The fast growing plant switchgrass has been heralded as the next generation of biofuel stock. Unlike fertilizer-dependent corn, researchers say it’s highly efficient to grow the grass and process it into ethanol. But a new study suggests that there’s an even better use for switchgrass and other plants. Rather than turning them into ethanol to fill the gas tanks of cars, plants should be burned in power plants to generate “bioelectricity,” which can power electric cars. [...] A bioelectric future for transportation would require a wide-spread adoption of electric cars, which are still very far from the automobile showrooms. But Campbell says that this is the perfect moment to make decisions about how to keep people moving in the 21st century, before all the ethanol plants and pipelines are built.
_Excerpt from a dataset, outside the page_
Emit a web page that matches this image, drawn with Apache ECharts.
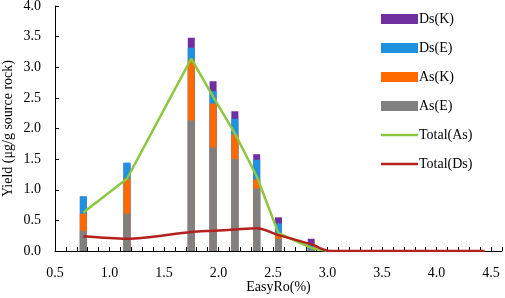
<!DOCTYPE html>
<html><head><meta charset="utf-8">
<script src="https://cdn.jsdelivr.net/npm/echarts@6/dist/echarts.min.js"></script>
<style>html,body{margin:0;padding:0;background:#fff}#c{width:505px;height:298px}</style>
</head><body><div id="c"></div>
<script>
const easyRo = [0.76, 1.16, 1.75, 1.95, 2.15, 2.35, 2.55, 2.85];
const asE = [0.33, 0.61, 2.13, 1.69, 1.50, 1.02, 0.20, 0.02];
const asK = [0.28, 0.57, 0.99, 0.72, 0.40, 0.15, 0.06, 0.00];
const dsE = [0.28, 0.26, 0.20, 0.20, 0.26, 0.32, 0.19, 0.10];
const dsK = [0.00, 0.00, 0.16, 0.16, 0.12, 0.09, 0.10, 0.08];
const totalAsX = [0.76, 1.16, 1.75, 1.95, 2.15, 2.35, 2.55, 2.85, 3.0];
const totalAs = [0.63, 1.18, 3.14, 2.52, 1.92, 1.22, 0.29, 0.05, 0.0];
const totalDsX = [0.76, 1.16, 1.75, 1.95, 2.15, 2.35, 2.55, 2.85, 3.02, 3.5, 4.0, 4.44];
const totalDs = [0.24, 0.20, 0.31, 0.33, 0.35, 0.37, 0.26, 0.11, 0.0, 0.0, 0.0, 0.0];
const xTicks = ['0.5', '1.0', '1.5', '2.0', '2.5', '3.0', '3.5', '4.0', '4.5'];

const pair = (xs, ys) => xs.map((x, i) => [x, ys[i]]);
// stacked bars: each layer drawn at its cumulative top, larger layers behind
const cum = (...layers) => easyRo.map((_, i) => layers.reduce((s, l) => s + l[i], 0));
const FONT = 'Liberation Serif';
const bar = (name, vals, color) => ({
  name, type: 'bar', barWidth: 7, barGap: '-100%', data: pair(easyRo, vals),
  itemStyle: { color }, emphasis: { disabled: true }
});
const chart = echarts.init(document.getElementById('c'), null, { renderer: 'canvas' });
chart.setOption({
  animation: false,
  textStyle: { fontFamily: FONT },
  grid: { left: 55, right: 3, top: 6, bottom: 47, containLabel: false, outerBoundsMode: 'none' },
  legend: {
    orient: 'vertical', left: 376, top: 7, itemWidth: 37, itemHeight: 10, itemGap: 15,
    textStyle: { fontFamily: FONT, fontSize: 14, color: '#000', padding: [0, 0, 0, -4] },
    data: [
      { name: 'Ds(K)', icon: 'rect' }, { name: 'Ds(E)', icon: 'rect' },
      { name: 'As(K)', icon: 'rect' }, { name: 'As(E)', icon: 'rect' },
      { name: 'Total(As)', icon: 'path://M0,0H37V2.5H0Z' },
      { name: 'Total(Ds)', icon: 'path://M0,0H37V2.5H0Z' }
    ]
  },
  xAxis: {
    type: 'value', min: 0.5, max: 4.6, interval: 0.5,
    name: 'EasyRo(%)', nameLocation: 'middle', nameGap: 29, nameMoveOverlap: false,
    nameTextStyle: { fontFamily: FONT, fontSize: 14, color: '#000' },
    axisLine: { show: true, onZero: false, lineStyle: { color: '#000', width: 1 } },
    axisTick: { show: true, inside: true, length: 4, lineStyle: { color: '#000' } },
    minorTick: { show: true, splitNumber: 5, length: 4, lineStyle: { color: '#000' } },
    axisLabel: { fontFamily: FONT, fontSize: 14, color: '#000', margin: 15, showMaxLabel: false,
      formatter: v => { const s = v.toFixed(1); return xTicks.includes(s) ? s : ''; } },
    splitLine: { show: false }
  },
  yAxis: {
    type: 'value', min: 0, max: 4, interval: 0.5,
    name: 'Yield (μg/g source rock)', nameLocation: 'middle', nameGap: 40, nameMoveOverlap: false,
    nameTextStyle: { fontFamily: FONT, fontSize: 14, color: '#000' },
    axisLine: { show: true, lineStyle: { color: '#000', width: 1 } },
    axisTick: { show: true, inside: true, length: 4, lineStyle: { color: '#000' } },
    axisLabel: { fontFamily: FONT, fontSize: 14, color: '#000', margin: 14, formatter: v => v.toFixed(1) },
    splitLine: { show: false }
  },
  series: [
    bar('Ds(K)', cum(asE, asK, dsE, dsK), '#7030A0'),
    bar('Ds(E)', cum(asE, asK, dsE), '#2090E0'),
    bar('As(K)', cum(asE, asK), '#FF6A00'),
    bar('As(E)', asE, '#808080'),
    { name: 'Total(As)', type: 'line', data: pair(totalAsX, totalAs), symbol: 'none',
      lineStyle: { color: '#8DC63F', width: 2.5 }, itemStyle: { color: '#8DC63F' } },
    { name: 'Total(Ds)', type: 'line', data: pair(totalDsX, totalDs), symbol: 'none', smooth: 0.3,
      lineStyle: { color: '#B3201E', width: 2.5 }, itemStyle: { color: '#B3201E' } }
  ]
});
</script></body></html>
Biomass, even though it releases CO2 when burned, overall produces less carbon dioxide than do fossil fuels because plants grown to replenish the resource are assumed to reabsorb those emissions. Capture those combustion emissions instead and sequester them underground, and it would “result in a carbon-negative energy source that removes CO2 from the atmosphere”.
2 comments:
Considering that eco-technology like this has already been facilitated and put to good use by Brazil, it wouldn't surprise me if they beat the US to that mark as well. See related story here: http://news.bbc.co.uk/2/hi/business/4715332.stm
America should fashion its fuel industry similarly to Brazil and we might actually turn things around here on more levels than one. ;)
Thanks for the comment and sharing the linK> It is true that many "developing" countries have actually employed eco-friendly technologies long before the developed ones even thought of doing so. Lets hope every person on this planet realises and takes up their responsibility towards Earth.